── Recorded information

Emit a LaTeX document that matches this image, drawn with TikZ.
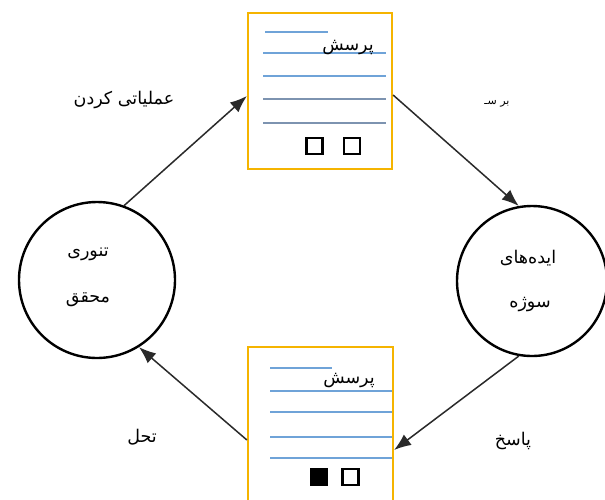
\documentclass[tikz,border=0pt]{standalone}
\usepackage{fontspec}
\TeXXeTstate=1
\newfontfamily\arabicfont[Script=Arabic]{DejaVu Sans}
\usetikzlibrary{arrows.meta}
\definecolor{boxorange}{HTML}{F5B400}
\definecolor{lineblue}{HTML}{6FA3D8}
\definecolor{linegray}{HTML}{7D93B0}
\definecolor{arrowgray}{HTML}{2A2A2A}
\tikzset{
  paper/.style={draw=boxorange, line width=2.2pt, rectangle, fill=white},
  ruled/.style={draw=lineblue, line width=1.4pt},
  ruledgray/.style={draw=linegray, line width=1.4pt},
  circ/.style={draw=black, line width=2.4pt, circle, inner sep=0pt},
  tick/.style={draw=black, line width=2.5pt, rectangle, minimum size=16pt, inner sep=0pt},
  ticked/.style={tick, fill=black},
  lbl/.style={font=\arabicfont\fontsize{17.5}{20}\selectfont, inner sep=1pt},
  arr/.style={draw=arrowgray, line width=1.5pt, -{Latex[length=17pt,width=13pt]}}
}
\begin{document}
\begin{tikzpicture}[x=1pt,y=-1pt]
\useasboundingbox (0,0) rectangle (605,499);
\clip (0,0) rectangle (605,499);
\fill[white] (0,0) rectangle (605,499);

% circles
\node[circ, minimum size=156pt] (theory) at (97,280) {};
\node[circ, minimum size=150pt] (idea) at (532,281) {};
\node[lbl] (theoryA) at (88,254) {\beginR تنوری\endR};
\node[lbl] (theoryB) at (88,300) {\beginR محقق\endR};
\node[lbl] (ideaA) at (528,258) {\beginR ایده‌های\endR};
\node[lbl] (ideaB) at (530,305) {\beginR سوژه\endR};

% top questionnaire
\node[paper, minimum width=144pt, minimum height=156pt] (q1) at (320,91) {};
\draw[ruled] (265,32) -- (328,32);
\draw[ruled] (263,53) -- (386,53);
\draw[ruled] (263,76) -- (386,76);
\draw[ruledgray] (263,99) -- (386,99);
\draw[ruledgray] (263,123) -- (386,123);
\node[lbl] (q1t) at (348,48) {\beginR پرسش\endR};
\node[tick] (q1a) at (314.5,146) {};
\node[tick] (q1b) at (352,146) {};

% bottom questionnaire
\node[paper, minimum width=145pt, minimum height=160pt] (q2) at (320.5,427) {};
\draw[ruled] (270,368) -- (332,368);
\draw[ruled] (270,391) -- (392,391);
\draw[ruled] (270,412) -- (392,412);
\draw[ruled] (270,437) -- (392,437);
\draw[ruled] (270,458) -- (392,458);
\node[lbl] (q2t) at (349,381) {\beginR پرسش\endR};
\node[ticked] (q2a) at (319,477) {};
\node[tick] (q2b) at (350.5,477) {};

% connectors
\draw[arr] (theory.70) -- ([yshift=-5pt]q1.west);
\draw[arr] ([yshift=-4pt]q1.east) -- (idea.100);
\draw[arr] (idea.-100) -- ([yshift=-23pt]q2.east);
\draw[arr] ([yshift=-13pt]q2.west) -- (theory.-58);

% labels
\node[lbl] (l1) at (124,100) {\beginR عملیاتی کردن\endR};
\node[lbl, font=\arabicfont\fontsize{11}{13}\selectfont] (l2) at (497,104) {\beginR بر سـ\endR};
\node[lbl] (l3) at (513,441) {\beginR پاسخ\endR};
\node[lbl] (l4) at (142,437) {\beginR تحل\endR};
\end{tikzpicture}
\end{document}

────

Exercise. Copy out the listing exactly as it stands, but not the pictures.

Answer for the task.
Emit a LaTeX document that matches this image, drawn with TikZ.
\documentclass[tikz,border=0pt]{standalone}
\usepackage{fontspec}
\TeXXeTstate=1
\newfontfamily\arabicfont[Script=Arabic]{DejaVu Sans}
\usetikzlibrary{arrows.meta}
\definecolor{boxorange}{HTML}{F5B400}
\definecolor{lineblue}{HTML}{6FA3D8}
\definecolor{linegray}{HTML}{7D93B0}
\definecolor{arrowgray}{HTML}{2A2A2A}
\tikzset{
  paper/.style={draw=boxorange, line width=2.2pt, rectangle, fill=white},
  ruled/.style={draw=lineblue, line width=1.4pt},
  ruledgray/.style={draw=linegray, line width=1.4pt},
  circ/.style={draw=black, line width=2.4pt, circle, inner sep=0pt},
  tick/.style={draw=black, line width=2.5pt, rectangle, minimum size=16pt, inner sep=0pt},
  ticked/.style={tick, fill=black},
  lbl/.style={font=\arabicfont\fontsize{17.5}{20}\selectfont, inner sep=1pt},
  arr/.style={draw=arrowgray, line width=1.5pt, -{Latex[length=17pt,width=13pt]}}
}
\begin{document}
\begin{tikzpicture}[x=1pt,y=-1pt]
\useasboundingbox (0,0) rectangle (605,499);
\clip (0,0) rectangle (605,499);
\fill[white] (0,0) rectangle (605,499);

% circles
\node[circ, minimum size=156pt] (theory) at (97,280) {};
\node[circ, minimum size=150pt] (idea) at (532,281) {};
\node[lbl] (theoryA) at (88,254) {\beginR تنوری\endR};
\node[lbl] (theoryB) at (88,300) {\beginR محقق\endR};
\node[lbl] (ideaA) at (528,258) {\beginR ایده‌های\endR};
\node[lbl] (ideaB) at (530,305) {\beginR سوژه\endR};

% top questionnaire
\node[paper, minimum width=144pt, minimum height=156pt] (q1) at (320,91) {};
\draw[ruled] (265,32) -- (328,32);
\draw[ruled] (263,53) -- (386,53);
\draw[ruled] (263,76) -- (386,76);
\draw[ruledgray] (263,99) -- (386,99);
\draw[ruledgray] (263,123) -- (386,123);
\node[lbl] (q1t) at (348,48) {\beginR پرسش\endR};
\node[tick] (q1a) at (314.5,146) {};
\node[tick] (q1b) at (352,146) {};

% bottom questionnaire
\node[paper, minimum width=145pt, minimum height=160pt] (q2) at (320.5,427) {};
\draw[ruled] (270,368) -- (332,368);
\draw[ruled] (270,391) -- (392,391);
\draw[ruled] (270,412) -- (392,412);
\draw[ruled] (270,437) -- (392,437);
\draw[ruled] (270,458) -- (392,458);
\node[lbl] (q2t) at (349,381) {\beginR پرسش\endR};
\node[ticked] (q2a) at (319,477) {};
\node[tick] (q2b) at (350.5,477) {};

% connectors
\draw[arr] (theory.70) -- ([yshift=-5pt]q1.west);
\draw[arr] ([yshift=-4pt]q1.east) -- (idea.100);
\draw[arr] (idea.-100) -- ([yshift=-23pt]q2.east);
\draw[arr] ([yshift=-13pt]q2.west) -- (theory.-58);

% labels
\node[lbl] (l1) at (124,100) {\beginR عملیاتی کردن\endR};
\node[lbl, font=\arabicfont\fontsize{11}{13}\selectfont] (l2) at (497,104) {\beginR بر سـ\endR};
\node[lbl] (l3) at (513,441) {\beginR پاسخ\endR};
\node[lbl] (l4) at (142,437) {\beginR تحل\endR};
\end{tikzpicture}
\end{document}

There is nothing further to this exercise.